The SNP’s Westminster leader is in line for a seven-figure windfall thanks to Boris Johnson’s victory, a Tory MSP has claimed.

Murdo Fraser infuriated SNP MSPs by raising the financial dealings of Ian Blackford in a debate at the Scottish Parliament.

It was reported last week that Mr Blackford stands to make a fortune from the £45m sale of a telecoms company he chairs, Commsworld Plc.

The deal with the private equity division of Lloyds Banking Group was put on hold during the election after Labour said it would nationalise broadband and make it free for all.

Mr Blackford, a former financier who is now the MP for Ross, Skye and Lochaber, has been a director of the Edinburgh-based firm since 2005.

He is currently its chair, earning £12,000 a year for 32 hours’ work.

After Ms Sturgeon made a statement to Holyrood on the election, Mr Fraser said one thinktank had predicted faster Scottish economic growth following the UK Tory win.

“One immediate beneficiary of that is of course the First Minister’s Westminster colleague Ian Blackford, who stands to make a reported seven-figure sum from the sale of his interests in the company Commsworld - a sale that depended on a Conservative election victory,” he said.

As the SNP benches erupted, Presiding Officer Ken Macintosh called for people to listen to questions and pointedly asked “the Cabinet to set an example”.

After repeating his point, Mr Fraser asked Ms Sturgeon if she agreed Mr Blackford was “not the only one who will benefit from the post-election economic bounce?”

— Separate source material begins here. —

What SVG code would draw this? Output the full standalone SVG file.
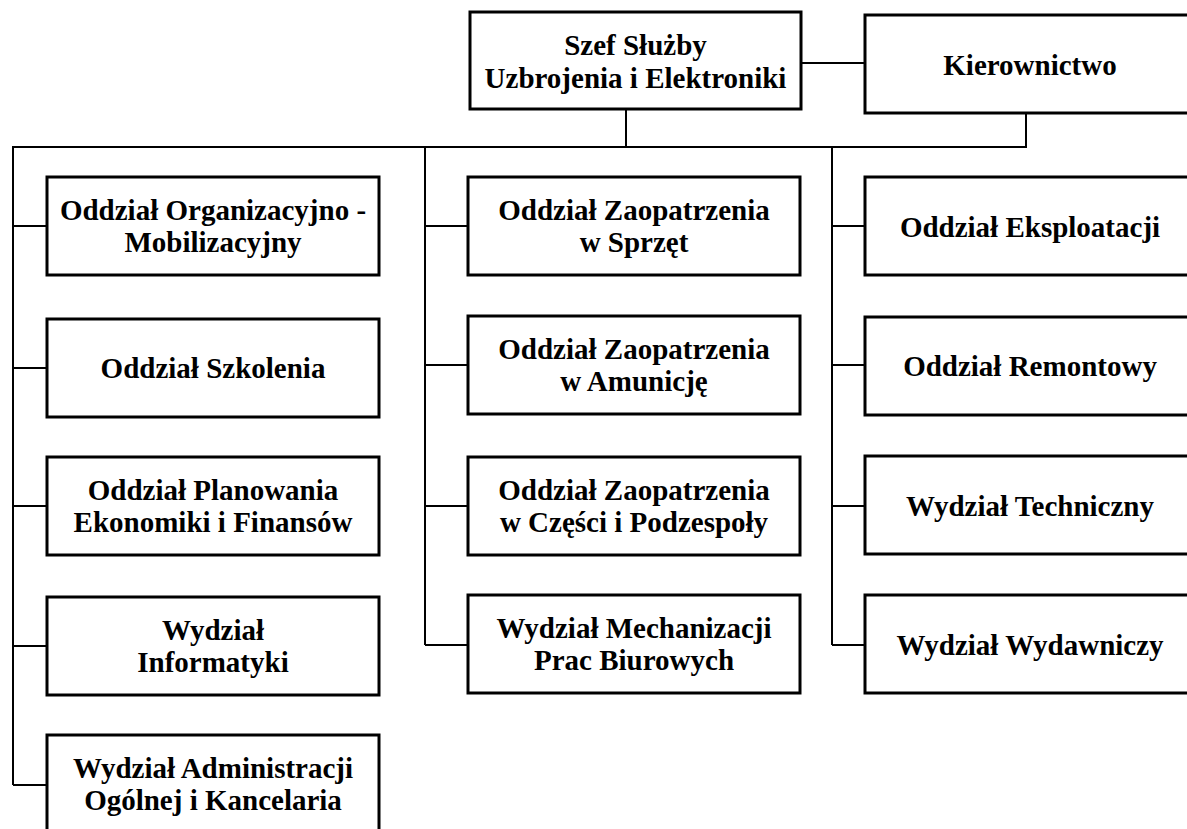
<svg xmlns="http://www.w3.org/2000/svg" width="1187" height="829" viewBox="0 0 1187 829">
<style>
.box{fill:#fff;stroke:#000;stroke-width:3}
.ln{fill:none;stroke:#000;stroke-width:2}
text{font-family:"Liberation Serif","Times New Roman",serif;font-weight:bold;font-size:29px;text-anchor:middle;fill:#000}
</style>
<rect width="1187" height="829" fill="#fff"/>
<g id="connectors" class="ln">
<path d="M801 63H864"/>
<path d="M626 109V147"/>
<path d="M1026 113V147"/>
<path d="M12 147H1027"/>
<path d="M13 147V785"/>
<path d="M13 226H47M13 368H47M13 506H47M13 646H47M13 785H47"/>
<path d="M425 147V645"/>
<path d="M425 226H468M425 365H468M425 506H468M425 645H468"/>
<path d="M832 147V645"/>
<path d="M832 226H864M832 365H864M832 506H864M832 645H864"/>
</g>
<g id="szef"><rect class="box" x="470" y="12" width="331" height="97"/><text x="635.5" y="55">Szef Służby</text><text x="635.5" y="88">Uzbrojenia i Elektroniki</text></g>
<g id="kierownictwo"><rect class="box" x="865" y="15" width="335" height="98"/><text x="1030" y="75">Kierownictwo</text></g>
<g id="l1"><rect class="box" x="47" y="177" width="332" height="98"/><text x="213" y="220">Oddział Organizacyjno -</text><text x="213" y="252">Mobilizacyjny</text></g>
<g id="l2"><rect class="box" x="47" y="319" width="332" height="98"/><text x="213" y="378">Oddział Szkolenia</text></g>
<g id="l3"><rect class="box" x="47" y="457" width="332" height="98"/><text x="213" y="500">Oddział Planowania</text><text x="213" y="532">Ekonomiki i Finansów</text></g>
<g id="l4"><rect class="box" x="47" y="597" width="332" height="98"/><text x="213" y="640">Wydział</text><text x="213" y="672">Informatyki</text></g>
<g id="l5"><rect class="box" x="47" y="735" width="332" height="98"/><text x="213" y="778">Wydział Administracji</text><text x="213" y="810">Ogólnej i Kancelaria</text></g>
<g id="m1"><rect class="box" x="468" y="177" width="332" height="98"/><text x="634" y="220">Oddział Zaopatrzenia</text><text x="634" y="252">w Sprzęt</text></g>
<g id="m2"><rect class="box" x="468" y="316" width="332" height="98"/><text x="634" y="359">Oddział Zaopatrzenia</text><text x="634" y="391">w Amunicję</text></g>
<g id="m3"><rect class="box" x="468" y="457" width="332" height="98"/><text x="634" y="500">Oddział Zaopatrzenia</text><text x="634" y="532">w Części i Podzespoły</text></g>
<g id="m4"><rect class="box" x="468" y="595" width="332" height="98"/><text x="634" y="638">Wydział Mechanizacji</text><text x="634" y="670">Prac Biurowych</text></g>
<g id="r1"><rect class="box" x="865" y="177" width="335" height="98"/><text x="1030" y="237">Oddział Eksploatacji</text></g>
<g id="r2"><rect class="box" x="865" y="317" width="335" height="98"/><text x="1030" y="376">Oddział Remontowy</text></g>
<g id="r3"><rect class="box" x="865" y="456" width="335" height="98"/><text x="1030" y="516">Wydział Techniczny</text></g>
<g id="r4"><rect class="box" x="865" y="595" width="335" height="98"/><text x="1030" y="655">Wydział Wydawniczy</text></g>
</svg>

The First Minister did not defend Mr Blackford, but retaliated by raising former Scottish Tory leader Ruth Davidson, who in October dropped plans to take up a £50,000 second job with a London PR firm after a public outcry.

She said: “Looking around, I see that, not surprisingly, Ruth Davidson is not in the chamber. I suspect that, had she been present, Murdo Fraser might not have been quite as keen to talk about the outside earnings of members of Parliament.”

She said the tone of Mr Fraser’s question showed how “down in the dumps and mired in doom and gloom the Scottish Conservatives are” after their election losses.

After controversy about his second jobs during the election, Mr Blackford, who also earns £38,316 a year as chair of funeral planners Golden Charter Trust Ltd for 32 hours’ work, said that he would bringing his outside interests “to a close in a timely manner” but did not give an exact timescale.